> **INSTRUCTIONS TO FOLLOW**: Omit the pictures from the entries below and retype everything else exactly.

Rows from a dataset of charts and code
§ §

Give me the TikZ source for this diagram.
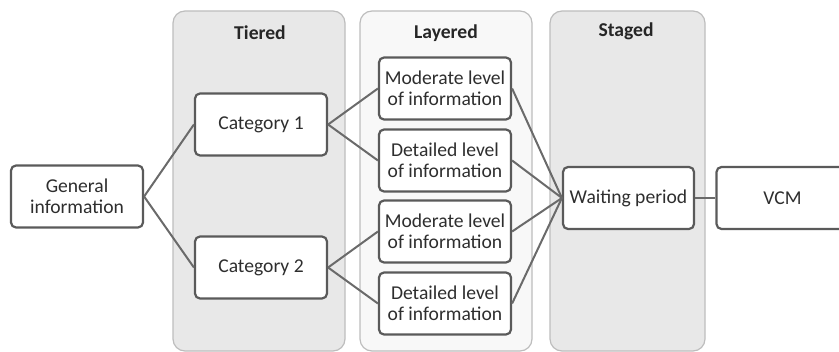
\documentclass[tikz,border=0pt]{standalone}
\usepackage{fontspec}
\setmainfont{Carlito}
\usepackage{tikz}
\usetikzlibrary{positioning}
\definecolor{panelgray}{HTML}{E8E8E8}
\definecolor{panellight}{HTML}{F8F8F8}
\definecolor{paneledge}{HTML}{BDBDBD}
\definecolor{boxedge}{HTML}{5A5A5A}
\definecolor{linkgray}{HTML}{6A6A6A}
\definecolor{txt}{HTML}{2E2E2E}

\begin{document}
\begin{tikzpicture}[x=1pt,y=1pt,node distance=92pt,on grid,
    panel/.style={draw=paneledge,line width=0.6pt,rounded corners=6pt,
      minimum height=170pt,inner sep=0pt},
    title/.style={font=\bfseries\fontsize{9.8}{10.5}\selectfont,text=black!85},
    box/.style={draw=boxedge,line width=1.1pt,fill=white,rounded corners=2.5pt,
      minimum width=66pt,minimum height=31pt,inner sep=1pt,align=center,
      text=txt,font=\fontsize{9.8}{10.5}\selectfont},
    link/.style={draw=linkgray,line width=1pt}]
    \useasboundingbox (0,0) rectangle (419.5,-176);
    \clip (0,0) rectangle (419.5,-176);
    % columns
    \node[panel,fill=panelgray,minimum width=86pt] (tiered) at (129.5,-90.5) {};
    \node[panel,fill=panellight,minimum width=86pt] (layered) at (223,-90.5) {};
    \node[panel,fill=panelgray,minimum width=77.5pt] (staged) at (313.75,-90.5) {};
    \node[title] (t1) at (130,-16.5) {Tiered};
    \node[title] (t2) at (223,-16.5) {Layered};
    \node[title] (t3) at (313,-15.5) {Staged};
    % boxes
    \node[box] (gen) at (38.5,-98.25) {General\\information};
    \node[box] (cat1) [above right=36pt and 92pt of gen] {Category 1};
    \node[box] (cat2) [below right=35.5pt and 92pt of gen] {Category 2};
    \node[box] (l1) [above right=18pt and 92pt of cat1] {Moderate level\\of information};
    \node[box] (l2) [below right=18pt and 92pt of cat1] {Detailed level\\of information};
    \node[box] (l3) [above right=18pt and 92pt of cat2] {Moderate level\\of information};
    \node[box] (l4) [below right=18pt and 92pt of cat2] {Detailed level\\of information};
    \node[box,minimum width=65.5pt] (wait) at (314.25,-99) {Waiting period};
    \node[box] (vcm) [right=77pt of wait] {VCM};
    % links
    \path[link]
    (gen.east) edge (cat1.west) edge (cat2.west)
    (cat1.east) edge (l1.west) edge (l2.west)
    (cat2.east) edge (l3.west) edge (l4.west)
    (wait.west) edge (l1.east) edge (l2.east) edge (l3.east) edge (l4.east)
    (wait.east) edge (vcm.west)
    ;
\end{tikzpicture}
\end{document}
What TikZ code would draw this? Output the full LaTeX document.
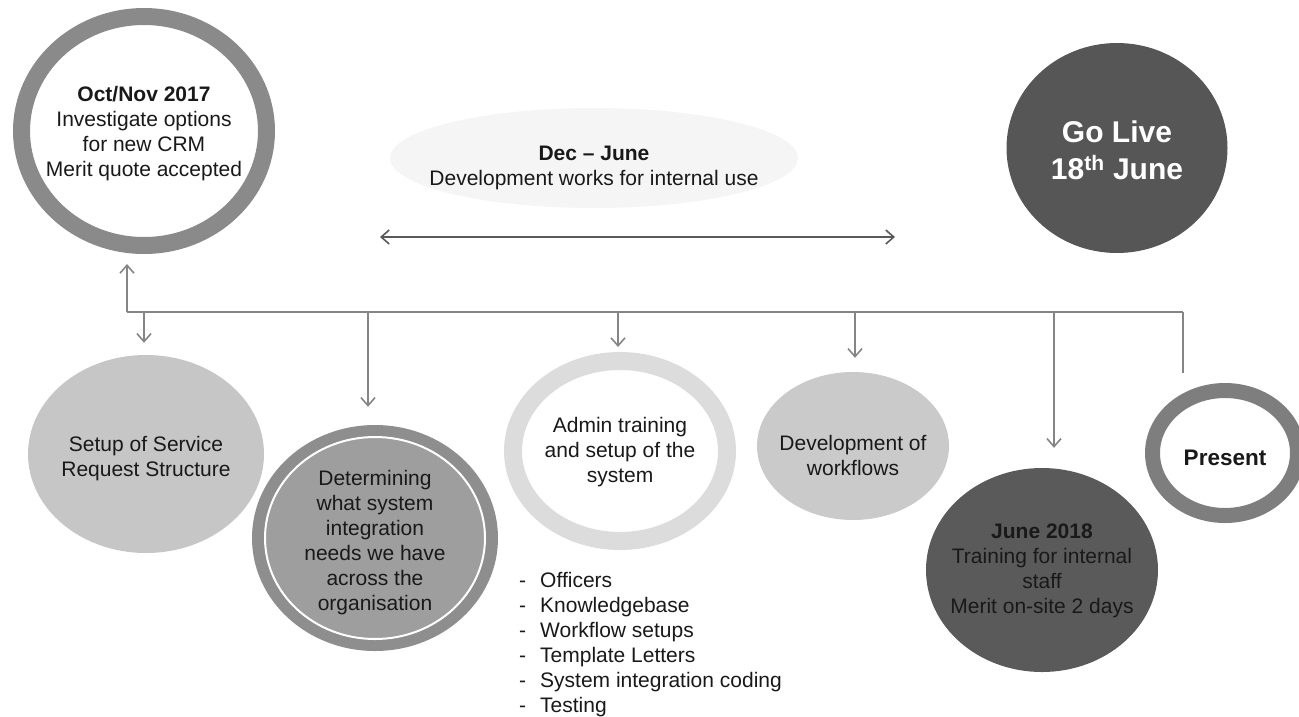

§ §

> **RESULT BELOW**:
Give me the TikZ source for this diagram.
\documentclass[tikz,border=0pt]{standalone}
\usepackage{fontspec}
\setmainfont{Carlito}
\usepackage{tikz}
\usetikzlibrary{positioning}
\definecolor{panelgray}{HTML}{E8E8E8}
\definecolor{panellight}{HTML}{F8F8F8}
\definecolor{paneledge}{HTML}{BDBDBD}
\definecolor{boxedge}{HTML}{5A5A5A}
\definecolor{linkgray}{HTML}{6A6A6A}
\definecolor{txt}{HTML}{2E2E2E}

\begin{document}
\begin{tikzpicture}[x=1pt,y=1pt,node distance=92pt,on grid,
    panel/.style={draw=paneledge,line width=0.6pt,rounded corners=6pt,
      minimum height=170pt,inner sep=0pt},
    title/.style={font=\bfseries\fontsize{9.8}{10.5}\selectfont,text=black!85},
    box/.style={draw=boxedge,line width=1.1pt,fill=white,rounded corners=2.5pt,
      minimum width=66pt,minimum height=31pt,inner sep=1pt,align=center,
      text=txt,font=\fontsize{9.8}{10.5}\selectfont},
    link/.style={draw=linkgray,line width=1pt}]
    \useasboundingbox (0,0) rectangle (419.5,-176);
    \clip (0,0) rectangle (419.5,-176);
    % columns
    \node[panel,fill=panelgray,minimum width=86pt] (tiered) at (129.5,-90.5) {};
    \node[panel,fill=panellight,minimum width=86pt] (layered) at (223,-90.5) {};
    \node[panel,fill=panelgray,minimum width=77.5pt] (staged) at (313.75,-90.5) {};
    \node[title] (t1) at (130,-16.5) {Tiered};
    \node[title] (t2) at (223,-16.5) {Layered};
    \node[title] (t3) at (313,-15.5) {Staged};
    % boxes
    \node[box] (gen) at (38.5,-98.25) {General\\information};
    \node[box] (cat1) [above right=36pt and 92pt of gen] {Category 1};
    \node[box] (cat2) [below right=35.5pt and 92pt of gen] {Category 2};
    \node[box] (l1) [above right=18pt and 92pt of cat1] {Moderate level\\of information};
    \node[box] (l2) [below right=18pt and 92pt of cat1] {Detailed level\\of information};
    \node[box] (l3) [above right=18pt and 92pt of cat2] {Moderate level\\of information};
    \node[box] (l4) [below right=18pt and 92pt of cat2] {Detailed level\\of information};
    \node[box,minimum width=65.5pt] (wait) at (314.25,-99) {Waiting period};
    \node[box] (vcm) [right=77pt of wait] {VCM};
    % links
    \path[link]
    (gen.east) edge (cat1.west) edge (cat2.west)
    (cat1.east) edge (l1.west) edge (l2.west)
    (cat2.east) edge (l3.west) edge (l4.west)
    (wait.west) edge (l1.east) edge (l2.east) edge (l3.east) edge (l4.east)
    (wait.east) edge (vcm.west)
    ;
\end{tikzpicture}
\end{document}
What TikZ code would draw this? Output the full LaTeX document.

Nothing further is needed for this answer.